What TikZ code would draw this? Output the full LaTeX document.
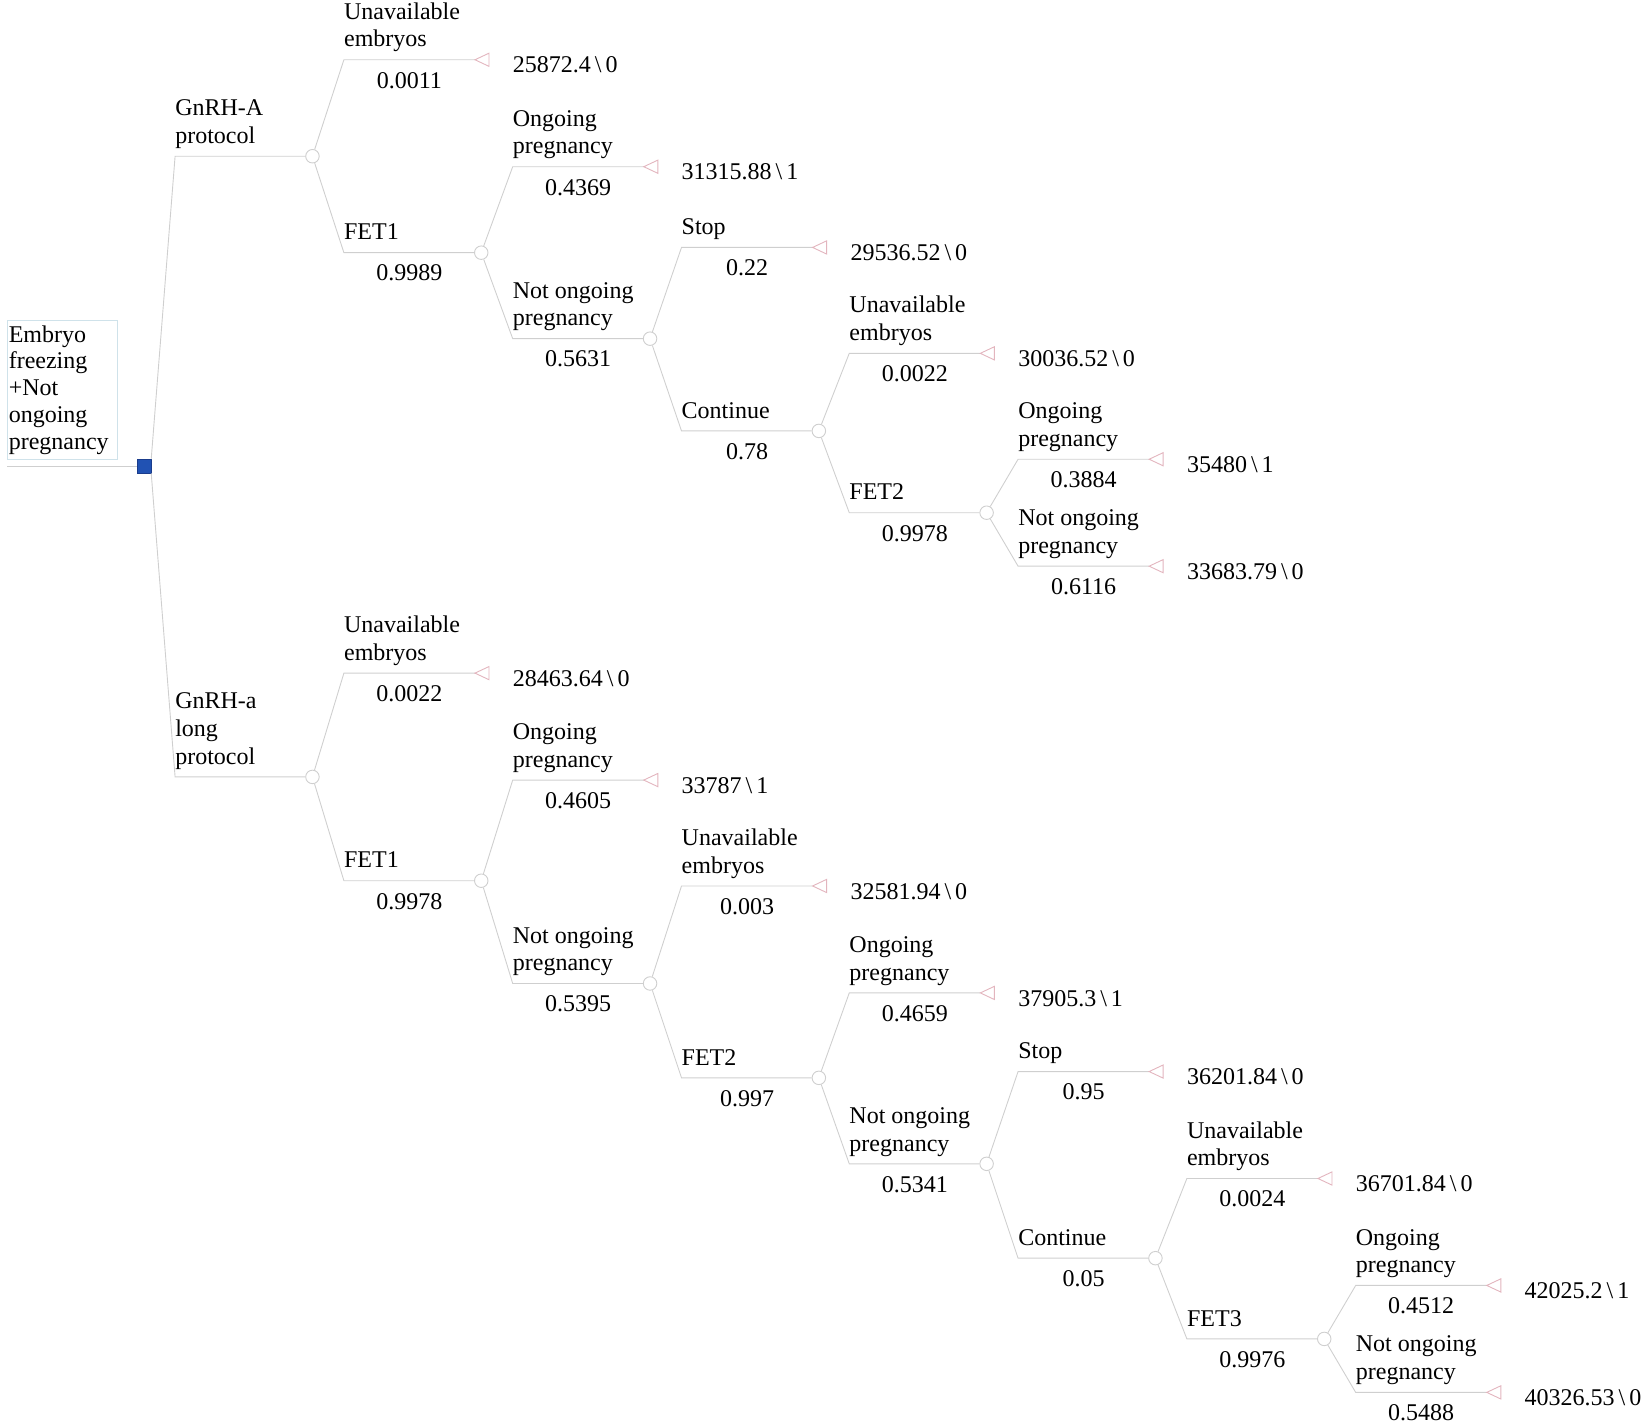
\documentclass[tikz,border=0pt]{standalone}
\usepackage{fontspec}
\setmainfont{Liberation Serif}
\definecolor{edgegray}{HTML}{CFCFCF}
\definecolor{tripink}{HTML}{E3B5BE}
\definecolor{rootblue}{HTML}{2152B3}
\definecolor{rootedge}{HTML}{1A3C8C}
\definecolor{boxblue}{HTML}{CFE2EA}
\tikzset{
  edge/.style={draw=edgegray,line width=0.9pt},
  chance/.style={circle,draw=edgegray,fill=white,line width=0.9pt,inner sep=0pt,minimum size=13.5pt},
  tri/.style={draw=tripink,fill=white,line width=0.9pt,line join=miter},
  lbl/.style={anchor=base west,inner sep=0pt},
  prob/.style={anchor=base,inner sep=0pt},
  val/.style={anchor=base west,inner sep=0pt},
  rootsq/.style={rectangle,draw=rootedge,fill=rootblue,line width=0.6pt,inner sep=0pt,minimum size=13.5pt},
  rootbox/.style={rectangle,draw=boxblue,line width=0.9pt,anchor=south west,align=left,text width=108pt,inner xsep=1pt,inner ysep=5.5pt,font=\fontsize{24}{26.75}\selectfont}
}
% chance branch: name, parent, x start, y, label, prob
\newcommand\BrC[6]{%
  \coordinate (#1-s) at (#3,#4);
  \node[chance] (#1) at ({#3+131},#4) {};
  \draw[edge] (#2) -- (#1-s) -- (#1);
  \node[lbl] (#1-lbl) at (#3,{#4-12.2}) {\begin{tabular}[b]{@{}l@{}}#5\end{tabular}};
  \node[prob] (#1-p) at ({#3+62.5},{#4+27}) {#6};
}
% terminal branch: name, parent, x start, y, label, prob, value
\newcommand\BrT[7]{%
  \coordinate (#1-s) at (#3,#4);
  \coordinate (#1-t) at ({#3+125},#4);
  \draw[edge] (#2) -- (#1-s) -- (#1-t);
  \draw[tri] (#1-t) -- ++(13.4,6.3) -- ++(0,-12.6) -- cycle;
  \node[lbl] (#1-lbl) at (#3,{#4-12.2}) {\begin{tabular}[b]{@{}l@{}}#5\end{tabular}};
  \node[prob] (#1-p) at ({#3+62.5},{#4+27}) {#6};
  \node[val] (#1-v) at ({#3+161},{#4+12.6}) {#7};
}
\newcommand\bs{\,{\textbackslash}\,}
\begin{document}
\begin{tikzpicture}[x=1.0485pt,y=-1.0485pt,every node/.style={font=\fontsize{24}{27.6}\selectfont}]
\useasboundingbox (0,0) rectangle (1568,1357);
% root
\node[rootbox] (rootlbl) at (7,439) {Embryo\\freezing\\+Not\\ongoing\\pregnancy};
\coordinate (root-s) at (7,444.5);
\node[rootsq] (root) at (137.5,444.5) {};
\draw[edge] (root-s) -- (root);
% GnRH-A protocol
\coordinate (A-s) at (167,149);
\node[chance] (A) at (298,149) {};
\draw[edge] (root.north east) -- (A-s) -- (A);
\node[lbl] (A-lbl) at (167,{149-12.2}) {\begin{tabular}[b]{@{}l@{}}GnRH-A\\protocol\end{tabular}};
\BrT{A1}{A}{328}{57}{Unavailable\\embryos}{0.0011}{25872.4\bs 0}
\BrC{A2}{A}{328}{241}{FET1}{0.9989}
\BrT{A21}{A2}{489}{159}{Ongoing\\pregnancy}{0.4369}{31315.88\bs 1}
\BrC{A22}{A2}{489}{323}{Not ongoing\\pregnancy}{0.5631}
\BrT{A221}{A22}{650}{236}{Stop}{0.22}{29536.52\bs 0}
\BrC{A222}{A22}{650}{411}{Continue}{0.78}
\BrT{A2221}{A222}{810}{337}{Unavailable\\embryos}{0.0022}{30036.52\bs 0}
\BrC{A2222}{A222}{810}{489}{FET2}{0.9978}
\BrT{A22221}{A2222}{971}{438}{Ongoing\\pregnancy}{0.3884}{35480\bs 1}
\BrT{A22222}{A2222}{971}{540}{Not ongoing\\pregnancy}{0.6116}{33683.79\bs 0}
% GnRH-a long protocol
\coordinate (B-s) at (167,741);
\node[chance] (B) at (298,741) {};
\draw[edge] (root.south east) -- (B-s) -- (B);
\node[lbl] (B-lbl) at (167,{741-12.2}) {\begin{tabular}[b]{@{}l@{}}GnRH-a\\long\\protocol\end{tabular}};
\BrT{B1}{B}{328}{642}{Unavailable\\embryos}{0.0022}{28463.64\bs 0}
\BrC{B2}{B}{328}{840}{FET1}{0.9978}
\BrT{B21}{B2}{489}{744}{Ongoing\\pregnancy}{0.4605}{33787\bs 1}
\BrC{B22}{B2}{489}{938}{Not ongoing\\pregnancy}{0.5395}
\BrT{B221}{B22}{650}{845}{Unavailable\\embryos}{0.003}{32581.94\bs 0}
\BrC{B222}{B22}{650}{1028}{FET2}{0.997}
\BrT{B2221}{B222}{810}{947}{Ongoing\\pregnancy}{0.4659}{37905.3\bs 1}
\BrC{B2222}{B222}{810}{1110}{Not ongoing\\pregnancy}{0.5341}
\BrT{B22221}{B2222}{971}{1022}{Stop}{0.95}{36201.84\bs 0}
\BrC{B22222}{B2222}{971}{1200}{Continue}{0.05}
\BrT{B222221}{B22222}{1132}{1124}{Unavailable\\embryos}{0.0024}{36701.84\bs 0}
\BrC{B222222}{B22222}{1132}{1277}{FET3}{0.9976}
\BrT{B2222221}{B222222}{1293}{1226}{Ongoing\\pregnancy}{0.4512}{42025.2\bs 1}
\BrT{B2222222}{B222222}{1293}{1328}{Not ongoing\\pregnancy}{0.5488}{40326.53\bs 0}
\end{tikzpicture}
\end{document}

-------------------------

* What you are asked to do *
Please write out all of the material above without changing a word, and omit any pictures.

* Completed task *
What TikZ code would draw this? Output the full LaTeX document.
\documentclass[tikz,border=0pt]{standalone}
\usepackage{fontspec}
\setmainfont{Liberation Serif}
\definecolor{edgegray}{HTML}{CFCFCF}
\definecolor{tripink}{HTML}{E3B5BE}
\definecolor{rootblue}{HTML}{2152B3}
\definecolor{rootedge}{HTML}{1A3C8C}
\definecolor{boxblue}{HTML}{CFE2EA}
\tikzset{
  edge/.style={draw=edgegray,line width=0.9pt},
  chance/.style={circle,draw=edgegray,fill=white,line width=0.9pt,inner sep=0pt,minimum size=13.5pt},
  tri/.style={draw=tripink,fill=white,line width=0.9pt,line join=miter},
  lbl/.style={anchor=base west,inner sep=0pt},
  prob/.style={anchor=base,inner sep=0pt},
  val/.style={anchor=base west,inner sep=0pt},
  rootsq/.style={rectangle,draw=rootedge,fill=rootblue,line width=0.6pt,inner sep=0pt,minimum size=13.5pt},
  rootbox/.style={rectangle,draw=boxblue,line width=0.9pt,anchor=south west,align=left,text width=108pt,inner xsep=1pt,inner ysep=5.5pt,font=\fontsize{24}{26.75}\selectfont}
}
% chance branch: name, parent, x start, y, label, prob
\newcommand\BrC[6]{%
  \coordinate (#1-s) at (#3,#4);
  \node[chance] (#1) at ({#3+131},#4) {};
  \draw[edge] (#2) -- (#1-s) -- (#1);
  \node[lbl] (#1-lbl) at (#3,{#4-12.2}) {\begin{tabular}[b]{@{}l@{}}#5\end{tabular}};
  \node[prob] (#1-p) at ({#3+62.5},{#4+27}) {#6};
}
% terminal branch: name, parent, x start, y, label, prob, value
\newcommand\BrT[7]{%
  \coordinate (#1-s) at (#3,#4);
  \coordinate (#1-t) at ({#3+125},#4);
  \draw[edge] (#2) -- (#1-s) -- (#1-t);
  \draw[tri] (#1-t) -- ++(13.4,6.3) -- ++(0,-12.6) -- cycle;
  \node[lbl] (#1-lbl) at (#3,{#4-12.2}) {\begin{tabular}[b]{@{}l@{}}#5\end{tabular}};
  \node[prob] (#1-p) at ({#3+62.5},{#4+27}) {#6};
  \node[val] (#1-v) at ({#3+161},{#4+12.6}) {#7};
}
\newcommand\bs{\,{\textbackslash}\,}
\begin{document}
\begin{tikzpicture}[x=1.0485pt,y=-1.0485pt,every node/.style={font=\fontsize{24}{27.6}\selectfont}]
\useasboundingbox (0,0) rectangle (1568,1357);
% root
\node[rootbox] (rootlbl) at (7,439) {Embryo\\freezing\\+Not\\ongoing\\pregnancy};
\coordinate (root-s) at (7,444.5);
\node[rootsq] (root) at (137.5,444.5) {};
\draw[edge] (root-s) -- (root);
% GnRH-A protocol
\coordinate (A-s) at (167,149);
\node[chance] (A) at (298,149) {};
\draw[edge] (root.north east) -- (A-s) -- (A);
\node[lbl] (A-lbl) at (167,{149-12.2}) {\begin{tabular}[b]{@{}l@{}}GnRH-A\\protocol\end{tabular}};
\BrT{A1}{A}{328}{57}{Unavailable\\embryos}{0.0011}{25872.4\bs 0}
\BrC{A2}{A}{328}{241}{FET1}{0.9989}
\BrT{A21}{A2}{489}{159}{Ongoing\\pregnancy}{0.4369}{31315.88\bs 1}
\BrC{A22}{A2}{489}{323}{Not ongoing\\pregnancy}{0.5631}
\BrT{A221}{A22}{650}{236}{Stop}{0.22}{29536.52\bs 0}
\BrC{A222}{A22}{650}{411}{Continue}{0.78}
\BrT{A2221}{A222}{810}{337}{Unavailable\\embryos}{0.0022}{30036.52\bs 0}
\BrC{A2222}{A222}{810}{489}{FET2}{0.9978}
\BrT{A22221}{A2222}{971}{438}{Ongoing\\pregnancy}{0.3884}{35480\bs 1}
\BrT{A22222}{A2222}{971}{540}{Not ongoing\\pregnancy}{0.6116}{33683.79\bs 0}
% GnRH-a long protocol
\coordinate (B-s) at (167,741);
\node[chance] (B) at (298,741) {};
\draw[edge] (root.south east) -- (B-s) -- (B);
\node[lbl] (B-lbl) at (167,{741-12.2}) {\begin{tabular}[b]{@{}l@{}}GnRH-a\\long\\protocol\end{tabular}};
\BrT{B1}{B}{328}{642}{Unavailable\\embryos}{0.0022}{28463.64\bs 0}
\BrC{B2}{B}{328}{840}{FET1}{0.9978}
\BrT{B21}{B2}{489}{744}{Ongoing\\pregnancy}{0.4605}{33787\bs 1}
\BrC{B22}{B2}{489}{938}{Not ongoing\\pregnancy}{0.5395}
\BrT{B221}{B22}{650}{845}{Unavailable\\embryos}{0.003}{32581.94\bs 0}
\BrC{B222}{B22}{650}{1028}{FET2}{0.997}
\BrT{B2221}{B222}{810}{947}{Ongoing\\pregnancy}{0.4659}{37905.3\bs 1}
\BrC{B2222}{B222}{810}{1110}{Not ongoing\\pregnancy}{0.5341}
\BrT{B22221}{B2222}{971}{1022}{Stop}{0.95}{36201.84\bs 0}
\BrC{B22222}{B2222}{971}{1200}{Continue}{0.05}
\BrT{B222221}{B22222}{1132}{1124}{Unavailable\\embryos}{0.0024}{36701.84\bs 0}
\BrC{B222222}{B22222}{1132}{1277}{FET3}{0.9976}
\BrT{B2222221}{B222222}{1293}{1226}{Ongoing\\pregnancy}{0.4512}{42025.2\bs 1}
\BrT{B2222222}{B222222}{1293}{1328}{Not ongoing\\pregnancy}{0.5488}{40326.53\bs 0}
\end{tikzpicture}
\end{document}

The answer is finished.